January always feels like such a long month. Here we are, still not quite at the end, and already new year’s day feels like half a year ago. And time marches even more swiftly in the world of bitcoin. With its epic price rally over the new year break, the inevitable comedown was a true January reality check, along with the Christmas credit card bill and shattered new year resolutions. But, according to the Biterati, there’s every reason to be cheerful. This year’s price predictions are practically effervescent. So forget Brexit and Trump for a few minutes and let’s have a few reasons to be cheerful.
2016: a halving, and a doubling
Hot on the heels of 2016, this year has a lot to live up to. Not only was 2016 a halving year, full of speculation and uncertainty in itself, but it was also plagued by internal bickering over the block size debate. Yet somehow bitcoin managed to increase its price by over 100% from $430 to around $950 depending on your source. And it’s not just the price that’s been reliably growing – 2016 saw the transaction volume take a steady climb from a weekly average somewhere around 150,000 to around 250,000. So predications based on 2016’s performance certainly have the data to back them up; but you don’t need me to tell you there’s much more to it than that.
What the experts say
Unless you’re as sick of listening to experts as Michael Gove, there’s a wealth of insight to be gained from listening to the this year’s bitcoin forecasts – even if you do take them with a pinch of salt. After all, confidence is closely related to performance, and confidence is in no short supply.
- Steen Jakobsen, chief economist at Saxo Bank says it’s entirely plausible that China and Russia could begin using bitcoin as an alternative to a destabilised USD, and predicts a year end price of $2,000.
- Vinny Lingham, CEO of cyber security software company Civic predicts that bitcoin will end the year on a dizzy high of $3,000 as governments become the largest buyers of bitcoin.
- Juniper Research, online trend analysts predict that bitcoin transaction volume will triple in 2017.
I could go on and on and on. Take in enough column inches you’ll see predictions rising as high as $10,000. Now, I’d like a new Ferrari as much as the next man, but you and I both know that it’s not going to happen.

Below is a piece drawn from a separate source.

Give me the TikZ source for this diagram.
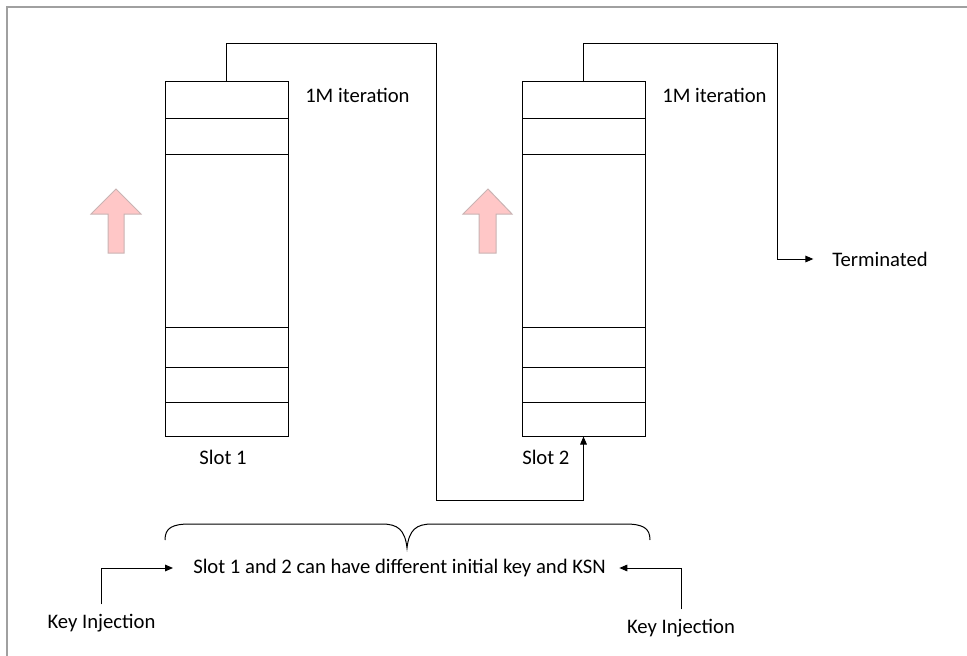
\documentclass[tikz,border=0pt]{standalone}
\usepackage{fontspec}
\setmainfont{Carlito}
\usetikzlibrary{arrows.meta}
\definecolor{pinkfill}{HTML}{FFC7C7}
\definecolor{pinkedge}{HTML}{C9B3B3}
\definecolor{framegray}{HTML}{A0A0A0}
\begin{document}
\begin{tikzpicture}[x=0.75pt,y=-0.75pt,
  line/.style={draw=black,line width=0.75pt},
  conn/.style={line,-{Triangle[length=6pt,width=5pt]}},
  slotbox/.style={draw=black,line width=0.75pt,minimum width=92.25pt,minimum height=265.5pt,inner sep=0pt},
  lbl/.style={font=\fontsize{15.5}{18}\selectfont,inner sep=0pt},
  pinkarrow/.style={fill=pinkfill,draw=pinkedge,line width=0.75pt}]
\useasboundingbox (0,0) rectangle (967,656);
\draw[framegray,line width=1pt] (7,656) -- (7,7) -- (967,7);

% slot boxes
\node[slotbox] (s1) at (226.5,259) {};
\node[slotbox] (s2) at (583.5,259) {};
\foreach \yy in {119,155,327,367,402}{
  \draw[line] (165,\yy) -- (288,\yy);
  \draw[line] (522,\yy) -- (645,\yy);
}

% pink arrows
\draw[pinkarrow] (116,189) -- (141,214) -- (124,214) -- (124,253) -- (108,253) -- (108,214) -- (91,214) -- cycle;
\draw[pinkarrow] (488,189) -- (512,214) -- (496,214) -- (496,253) -- (479,253) -- (479,214) -- (463,214) -- cycle;

% labels
\node[lbl,anchor=west] (it1) at (305,95) {1M iteration};
\node[lbl,anchor=west] (it2) at (662,95) {1M iteration};
\node[lbl] (sl1) at (223,457) {Slot 1};
\node[lbl,anchor=west] (sl2) at (522,457) {Slot 2};
\node[lbl,anchor=west] (term) at (832,259) {Terminated};
\node[lbl,anchor=west] (main) at (193,568) {Slot 1 and 2 can have different initial key and KSN};
\node[lbl] (ki1) at (101.5,623) {Key Injection};
\node[lbl] (ki2) at (681,628) {Key Injection};

% connectors
\coordinate (t1) at (436,44);
\coordinate (b1) at (436,500);
\draw[conn] (s1.north) |- (t1) -- (b1) -| (s2.south);
\coordinate (t2) at (777,44);
\draw[conn] (s2.north) |- (t2) |- ([xshift=-14pt]term.west);
\draw[conn] ([yshift=7pt]ki1.north) |- ([xshift=-15pt]main.west);
\draw[conn] ([yshift=7pt]ki2.north) |- ([xshift=10pt]main.east);

% brace
\draw[line] (165,540) .. controls (165,528) and (172,524) .. (190,524) -- (382,524)
  .. controls (398,524) and (405,530) .. (407,548)
  .. controls (409,530) and (416,524) .. (432,524) -- (625,524)
  .. controls (643,524) and (650,528) .. (650,540);
\end{tikzpicture}
\end{document}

What’s interesting about these predictions is that they’re all supremely confident. Nobody’s forecasting a limp year, or even just a modest price increase. And when you look at some of the reasons given, it’s easy to get on board. From a Trump-inspired loss of confidence in the world’s favourite currency, to the uptake of Segwit, Lightning Network and other capacity-doubling upgrades, a lot of arguments seem not only plausible, but inevitable. If bitcoin EFTs (exchange traded funds) make it possible to trade BTC on the stock market – another 2017 prediction – those boys in striped suits won’t be able to help themselves.
Where’s the catch?
Dare I say it, there isn’t one. While opinion is great for filling column inches, it’s also central to the common narrative, especially in the world of economics and investment. As fiat currencies the world over are failing to provide a sense of basic security to citizens, it seems practical to hedge your bets with bitcoin. As a great sense of uncertainty looms over the whole globe, a man who has nothing to lose has everything to gain. This really could be our year, you know.
This article represents the personal opinion of the author and is not a recommendation to buy or sell Bitcoins.